Le premier paiement était obligatoire quelques jours seulement après la signature du traité. Les moines épuisèrent toutes leurs ressources, et comme il leur manquait 120 livres pour parfaire la somme, ils furent obligés de les emprunter. Ce n’était pas assez de solder la contribution des Anglais, il fallait vivre. En cette même année les moines empruntèrent cent écus d’or à Benoît Fromentin, de tours ; ils vendirent à un certain Martineau douze muids et quatre setiers de froment, au prix de six livres quinze sous chaque muid. Ils se défirent de douze coupes et de douze cuillers d’argent au prix de douze marcs, le marc valant douze écus.
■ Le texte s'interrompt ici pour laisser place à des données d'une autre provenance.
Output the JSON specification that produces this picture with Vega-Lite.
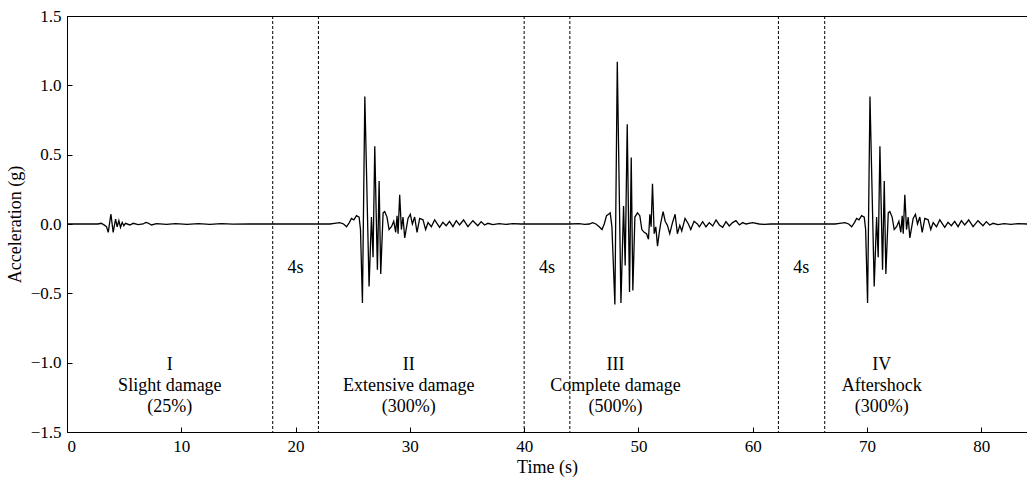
{
  "$schema": "https://vega.github.io/schema/vega-lite/v6.json",
  "width": 960,
  "height": 416,
  "autosize": "none",
  "padding": {"left": 67, "top": 16, "right": 0, "bottom": 46},
  "background": "white",
  "config": {
    "font": "Liberation Serif",
    "view": {"stroke": "black", "strokeWidth": 1},
    "text": {"font": "Liberation Serif"},
    "axis": {
      "domainColor": "black", "tickColor": "black", "labelColor": "black", "titleColor": "black",
      "labelFont": "Liberation Serif", "titleFont": "Liberation Serif",
      "labelFontSize": 17, "titleFontSize": 18, "titleFontWeight": "normal",
      "grid": false, "tickSize": -5, "labelPadding": 11, "domainWidth": 1, "tickWidth": 1
    }
  },
  "datasets": {
    "wave": [
      {"t":0,"a":0},{"t":2.7,"a":0},{"t":3.0,"a":0.005},{"t":3.3,"a":-0.01},{"t":3.46,"a":-0.02},{"t":3.61,"a":-0.06},{"t":3.84,"a":0.072},{"t":4.04,"a":-0.06},{"t":4.25,"a":0.036},{"t":4.39,"a":-0.02},{"t":4.54,"a":0.024},{"t":4.68,"a":-0.024},{"t":4.83,"a":0.012},{"t":4.97,"a":-0.012},{"t":5.12,"a":0.005},{"t":5.5,"a":-0.007},{"t":5.79,"a":0.005},{"t":6.23,"a":-0.005},{"t":6.66,"a":0},{"t":6.9,"a":0.012},{"t":7.1,"a":0.007},{"t":7.39,"a":-0.007},{"t":7.83,"a":0.002},{"t":8.7,"a":-0.003},{"t":9.5,"a":0.002},{"t":10.5,"a":-0.002},{"t":11.5,"a":0.002},{"t":12.5,"a":-0.002},{"t":13.5,"a":0.002},{"t":14.5,"a":-0.001},{"t":16,"a":0},
      {"t":22,"a":0},{"t":23.0,"a":0},{"t":23.4,"a":0.005},{"t":23.87,"a":0.01},{"t":24.2,"a":0.0},{"t":24.46,"a":-0.02},{"t":24.7,"a":0.01},{"t":24.89,"a":0.04},{"t":25.1,"a":0.03},{"t":25.33,"a":0.06},{"t":25.56,"a":0.05},{"t":25.68,"a":-0.04},{"t":25.85,"a":-0.57},{"t":26.06,"a":0.92},{"t":26.43,"a":-0.45},{"t":26.64,"a":0.05},{"t":26.78,"a":-0.24},{"t":26.93,"a":0.56},{"t":27.16,"a":-0.33},{"t":27.31,"a":0.31},{"t":27.45,"a":-0.36},{"t":27.66,"a":0.08},{"t":27.8,"a":0.09},{"t":28.0,"a":0.05},{"t":28.18,"a":-0.04},{"t":28.39,"a":-0.02},{"t":28.59,"a":0.02},{"t":28.76,"a":-0.06},{"t":28.88,"a":0.06},{"t":28.97,"a":-0.07},{"t":29.11,"a":0.21},{"t":29.26,"a":-0.04},{"t":29.4,"a":0.05},{"t":29.55,"a":-0.1},{"t":29.84,"a":0.04},{"t":30.04,"a":0.07},{"t":30.22,"a":0.0},{"t":30.42,"a":0.05},{"t":30.63,"a":-0.06},{"t":30.86,"a":0.04},{"t":31.15,"a":0.03},{"t":31.38,"a":-0.04},{"t":31.59,"a":0.01},{"t":31.88,"a":-0.02},{"t":32.17,"a":0.03},{"t":32.6,"a":-0.024},{"t":32.89,"a":0.012},{"t":33.18,"a":-0.012},{"t":33.47,"a":0.019},{"t":33.77,"a":-0.019},{"t":34.06,"a":0.024},{"t":34.35,"a":-0.007},{"t":34.7,"a":0.029},{"t":35.08,"a":-0.019},{"t":35.51,"a":0.024},{"t":35.95,"a":-0.012},{"t":36.24,"a":0.017},{"t":36.53,"a":-0.007},{"t":36.83,"a":0.005},{"t":37.26,"a":-0.005},{"t":37.8,"a":0.003},{"t":38.4,"a":-0.003},{"t":39.0,"a":0.002},{"t":39.7,"a":0},
      {"t":44,"a":0},{"t":44.8,"a":0.002},{"t":45.3,"a":-0.003},{"t":45.7,"a":0},{"t":45.99,"a":0.01},{"t":46.28,"a":0},{"t":46.57,"a":-0.02},{"t":46.81,"a":-0.04},{"t":47.01,"a":0.0},{"t":47.21,"a":0.06},{"t":47.39,"a":0.07},{"t":47.53,"a":0.08},{"t":47.68,"a":-0.02},{"t":47.94,"a":-0.58},{"t":48.15,"a":1.17},{"t":48.47,"a":-0.57},{"t":48.7,"a":0.13},{"t":48.84,"a":-0.3},{"t":49.02,"a":0.72},{"t":49.22,"a":-0.49},{"t":49.37,"a":0.48},{"t":49.51,"a":-0.48},{"t":49.69,"a":0.05},{"t":49.92,"a":0.08},{"t":50.12,"a":0.06},{"t":50.3,"a":-0.04},{"t":50.5,"a":-0.06},{"t":50.71,"a":-0.07},{"t":50.88,"a":-0.11},{"t":51.0,"a":0.07},{"t":51.11,"a":-0.02},{"t":51.23,"a":0.29},{"t":51.38,"a":-0.07},{"t":51.52,"a":-0.02},{"t":51.67,"a":-0.16},{"t":51.81,"a":-0.07},{"t":51.96,"a":0.01},{"t":52.16,"a":0.09},{"t":52.34,"a":0.02},{"t":52.54,"a":-0.01},{"t":52.74,"a":-0.07},{"t":52.98,"a":0.01},{"t":53.21,"a":0.07},{"t":53.41,"a":-0.07},{"t":53.62,"a":-0.01},{"t":53.79,"a":-0.05},{"t":54.08,"a":0.04},{"t":54.37,"a":0},{"t":54.58,"a":-0.04},{"t":54.87,"a":0.02},{"t":55.16,"a":0.0},{"t":55.33,"a":-0.02},{"t":55.62,"a":0.017},{"t":55.91,"a":-0.02},{"t":56.2,"a":0.01},{"t":56.5,"a":-0.014},{"t":56.79,"a":0.029},{"t":57.08,"a":-0.007},{"t":57.37,"a":-0.024},{"t":57.66,"a":0.017},{"t":57.95,"a":-0.014},{"t":58.24,"a":0.01},{"t":58.53,"a":0.024},{"t":58.83,"a":-0.007},{"t":59.12,"a":0.01},{"t":59.41,"a":0},{"t":59.99,"a":0.01},{"t":60.57,"a":0},{"t":61.0,"a":-0.003},{"t":61.6,"a":0},
      {"t":66.3,"a":0},{"t":67.2,"a":0},{"t":67.6,"a":0.005},{"t":68.07,"a":0.01},{"t":68.4,"a":0.0},{"t":68.66,"a":-0.02},{"t":68.9,"a":0.01},{"t":69.09,"a":0.04},{"t":69.3,"a":0.03},{"t":69.53,"a":0.06},{"t":69.76,"a":0.05},{"t":69.88,"a":-0.04},{"t":70.05,"a":-0.57},{"t":70.26,"a":0.92},{"t":70.63,"a":-0.45},{"t":70.84,"a":0.05},{"t":70.98,"a":-0.24},{"t":71.13,"a":0.56},{"t":71.36,"a":-0.33},{"t":71.51,"a":0.31},{"t":71.65,"a":-0.36},{"t":71.86,"a":0.08},{"t":72.0,"a":0.09},{"t":72.2,"a":0.05},{"t":72.38,"a":-0.04},{"t":72.59,"a":-0.02},{"t":72.79,"a":0.02},{"t":72.96,"a":-0.06},{"t":73.08,"a":0.06},{"t":73.17,"a":-0.07},{"t":73.31,"a":0.21},{"t":73.46,"a":-0.04},{"t":73.6,"a":0.05},{"t":73.75,"a":-0.1},{"t":74.04,"a":0.04},{"t":74.24,"a":0.07},{"t":74.42,"a":0.0},{"t":74.62,"a":0.05},{"t":74.83,"a":-0.06},{"t":75.06,"a":0.04},{"t":75.35,"a":0.03},{"t":75.58,"a":-0.04},{"t":75.79,"a":0.01},{"t":76.08,"a":-0.02},{"t":76.37,"a":0.03},{"t":76.8,"a":-0.024},{"t":77.09,"a":0.012},{"t":77.38,"a":-0.012},{"t":77.67,"a":0.019},{"t":77.97,"a":-0.019},{"t":78.26,"a":0.024},{"t":78.55,"a":-0.007},{"t":78.9,"a":0.029},{"t":79.28,"a":-0.019},{"t":79.71,"a":0.024},{"t":80.15,"a":-0.012},{"t":80.44,"a":0.017},{"t":80.73,"a":-0.007},{"t":81.03,"a":0.005},{"t":81.46,"a":-0.005},{"t":82.0,"a":0.003},{"t":82.6,"a":-0.003},{"t":83.2,"a":0.002},{"t":84,"a":0}
    ],
    "dividers": [{"x":18},{"x":22},{"x":40},{"x":44},{"x":62.25},{"x":66.3}],
    "gaps": [{"x":20,"y":-0.317,"label":"4s"},{"x":42,"y":-0.317,"label":"4s"},{"x":64.25,"y":-0.317,"label":"4s"}],
    "stages": [
      {"x":9.0,"y":-1.056,"label":"I"},{"x":9.0,"y":-1.204,"label":"Slight damage"},{"x":9.0,"y":-1.356,"label":"(25%)"},
      {"x":29.9,"y":-1.056,"label":"II"},{"x":29.9,"y":-1.204,"label":"Extensive damage"},{"x":29.9,"y":-1.356,"label":"(300%)"},
      {"x":48.0,"y":-1.056,"label":"III"},{"x":48.0,"y":-1.204,"label":"Complete damage"},{"x":48.0,"y":-1.356,"label":"(500%)"},
      {"x":71.3,"y":-1.056,"label":"IV"},{"x":71.3,"y":-1.204,"label":"Aftershock"},{"x":71.3,"y":-1.356,"label":"(300%)"}
    ]
  },
  "layer": [
    {
      "data": {"name": "wave"},
      "mark": {"type": "line", "color": "black", "strokeWidth": 1.3, "clip": true},
      "encoding": {
        "x": {"field": "t", "type": "quantitative", "sort": null,
              "scale": {"domain": [0, 84], "nice": false, "zero": false},
              "axis": {"title": "Time (s)", "values": [0,10,20,30,40,50,60,70,80], "format": "d", "titlePadding": 4,
                       "labelFont": "Liberation Serif", "titleFont": "Liberation Serif", "labelFontSize": 17, "titleFontSize": 18}},
        "y": {"field": "a", "type": "quantitative",
              "scale": {"domain": [-1.5, 1.5], "nice": false},
              "axis": {"title": "Acceleration (g)", "values": [-1.5,-1,-0.5,0,0.5,1,1.5],
                       "labelExpr": "replace(format(datum.value, '.1f'), '-', '\u2212')", "titlePadding": 6,
                       "labelFont": "Liberation Serif", "titleFont": "Liberation Serif", "labelFontSize": 17, "titleFontSize": 18}}
      }
    },
    {
      "data": {"name": "dividers"},
      "mark": {"type": "rule", "color": "black", "strokeWidth": 1, "strokeDash": [3, 2]},
      "encoding": {"x": {"field": "x", "type": "quantitative"}}
    },
    {
      "data": {"name": "gaps"},
      "mark": {"type": "text", "font": "Liberation Serif", "fontSize": 18, "color": "black", "align": "center", "baseline": "middle"},
      "encoding": {
        "x": {"field": "x", "type": "quantitative"},
        "y": {"field": "y", "type": "quantitative"},
        "text": {"field": "label"}
      }
    },
    {
      "data": {"name": "stages"},
      "mark": {"type": "text", "font": "Liberation Serif", "fontSize": 18, "color": "black", "align": "center", "baseline": "alphabetic"},
      "encoding": {
        "x": {"field": "x", "type": "quantitative"},
        "y": {"field": "y", "type": "quantitative"},
        "text": {"field": "label"}
      }
    }
  ]
}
Dès le mois de septembre, ils avaient fait transporter à Tours les reliquaires les plus précieux. Trois charrettes en furent chargées ; elles étaient accompagnées de trois conducteurs armés et de deux bénédictins. Telle était la terreur qui régnait partout et troublait les esprits, que, pour rendre les Anglais plus traitables, on leur envoya, comme petits présents, des perdrix, des faisans, des chapons et un brochet vivant. Soins inutiles, peines perdues ! Les Anglais devenaient de plus en plus menaçants. Malgré leurs engagements, ils allaient faire un mauvais parti aux moines de Cormery. Ceux-ci furent contraints de prendre la fuite dans la soirée du cinq des calendes de novembre. Leur retraite fut tellement précipitée, qu’ils partirent le soir, passèrent la nuit à Vençay, aujourd’hui St-Avertin, et que le lendemain seulement ils allèrent se loger dans la maison qui leur appartenait sous le nom de Tour-de-Cormery, dans le quartier St-Martin.

Il paraît que ce fut une faussé alerte. Les Anglais furent bientôt forcés de battre’ en retraite. Le sire de Bueil les attaqua vivement, les chassa de Preuilly et en débarrassa pour jamais les campagnes de la basse Touraine.

Pierre Berthelot, dans l’appréhension de nouveaux désastres, résolut d’entourer la ville de Cormery de murs fortifiés. Il obtint l’autorisation du roi Charles VII, par lettres patentes en date du 7 avril 1443. Le monastère fournit pour la dépense 115 écus d’or. La construction marcha lentement : l’argent était rare. En 1463, les moines empruntèrent pareille somme de 115 écus. Les habitants avaient pris rengagement de coopérer à l’entreprise ; mais ils étaient dans la gêne, et l’abbaye pourvut à tout. On entrait à Cormery par quatre portes principales, et les fortifications de la ville, suivant la concession royale étaient composées de murs, tours, fossés, portes, ponts-levis, créneaux, échauguettes et barbacanes.

Tandis que les murailles garnies de tourelles s’élevaient autour de la ville, Pierre Berthelot fit bâtir la tour St-Jean, pour soutenir le chœur de l’église, ébranlé par le temps et par le marteau des Anglais. Les voûtes et la toiture de la grande nef furent rétablies aux frais de l’abbé et des prieurs. Le clocher fut également restauré. Alors on songea à rapporter à Cormery les châsses des saints, restées à Tours en dépôt depuis plus de quarante ans. La réversion des reliques fut un jour de joie pour tout le pays. C’était vraiment le signal d’une pleine sécurité. Les moines allèrent réclamer leur trésor à Saint-Martin et firent une première station à l’église Saint-Pierre-du-Chardonnet. Bientôt on se mit en marche au chant des psaumes. Le pieux convoi était accompagné par les notables bourgeois de Cormery. Le reste de la population attendait près de la chapelle Saint-Blaise, où on se livra à toutes les démonstrations d’une vive et’ sainte allégresse. On organisa une pompeuse procession, et après un long exil les corps saints vinrent prendre possession de leur sanctuaire. Le lendemain, l’abbé donna un grand banquet auquel cinquante invités prirent part : c’étaient, sans doute, les bourgeois qui avaient fait cortège aux reliques de Tours à Cormery, et il donna à la multitude deux pipes de vin. Jamais cérémonie religieuse ne fit autant de plaisir. Enfin, les habitants du pays de Cormery respiraient librement. La peur des Anglais était dissipée, et si de nouvelles bandes s’avisaient de revenir, on pouvait les attendre derrière de bonnes et solides murailles.